Bijlmermeer means ‘Bijlmer Lake’. From the seventeenth century onward, the lake that once lay to the southeast of Amsterdam was gradually filled in. It became an area of farmhouses, grazing cows, and little ditches. As a district of Amsterdam, the Bijlmermeer is quite new; it did not exist as such until 1968. Yet less than ten years later, ‘the Bijlmer’ had become notorious in the Netherlands, in much the same way as the Bronx in New York was notorious for a long time throughout the United States. The Bijlmer came to represent everything that struck fear into decent, law-abiding Dutch citizens of the 1970s. The first Dutch feature film including explicit sex scenes, Blue Movie (1971), was set very deliberately in this brand-new quarter of Amsterdam.

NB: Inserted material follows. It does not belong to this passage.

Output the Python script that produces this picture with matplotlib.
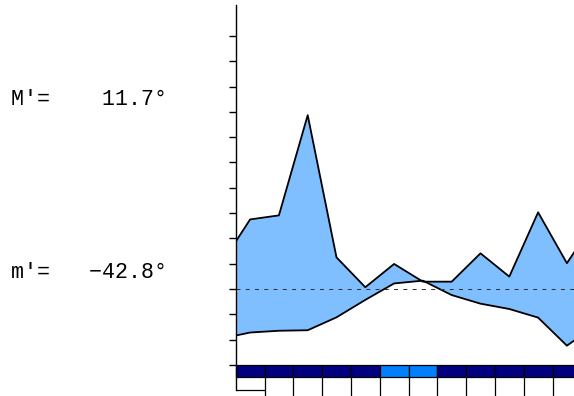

When the former Dutch colony of Suriname achieved its independence in 1975, tens of thousands of Surinamese people opted for a life in the Netherlands. Many of them moved into the Bijlmer, making it the first major immigrant neighbourhood, a phenomenon that had been virtually non-existent before then. In its original, pure, form, the Bijlmermeer was rather un-Dutch in its huge dimensions. It had a total of 31 high-rise blocks of flats, with an average of 400 flats in each one. Some of the blocks were linked to make buildings with some 800 flats. There were certain rather futuristic elements in the design. For instance, each block had its own underground car park, with a capacity designed to accommodate an unbridled growth in car ownership (three times as many as while building was going on). The blocks overlooked car-free areas of park-like landscape. The roads were raised, and modern man would no longer get wet if it rained. He would simply drive his car into the car park, cross a covered pedestrian bridge to an ‘interior street’ inside his block, and take the lift to his flat. The municipal authorities of Amsterdam had initially planned to build even more high-rise blocks of flats, but in the mid-1970s it became apparent that these flats were not popular and policy shifted to low-rise construction projects. The lack of demand for flats in large deck-access blocks led to vast numbers of flats standing empty in the 1980s. In some periods, a quarter of the flats were unoccupied. Since the flats were immediately available, large numbers of immigrants settled in the area, people who were just starting to build up their lives in the Netherlands. That is what made the Bijlmer into the cultural melting-pot it is today, a district whose residents come from over 130 different countries. Since radical reconstruction work started in 1992, the Bijlmermeer has been transformed beyond recognition. Many of the tower blocks have been replaced by new buildings. There are new residential boulevards with shops and businesses. Next to Amsterdam Bijlmer-ArenA railway station is a vibrant centre of night-life. With a population of 85,000, the Southeast borough of Amsterdam – to which the Bijlmermeer belongs – is equivalent to a medium-sized Dutch city. But its international atmosphere, the optimism of the pioneers, has remained.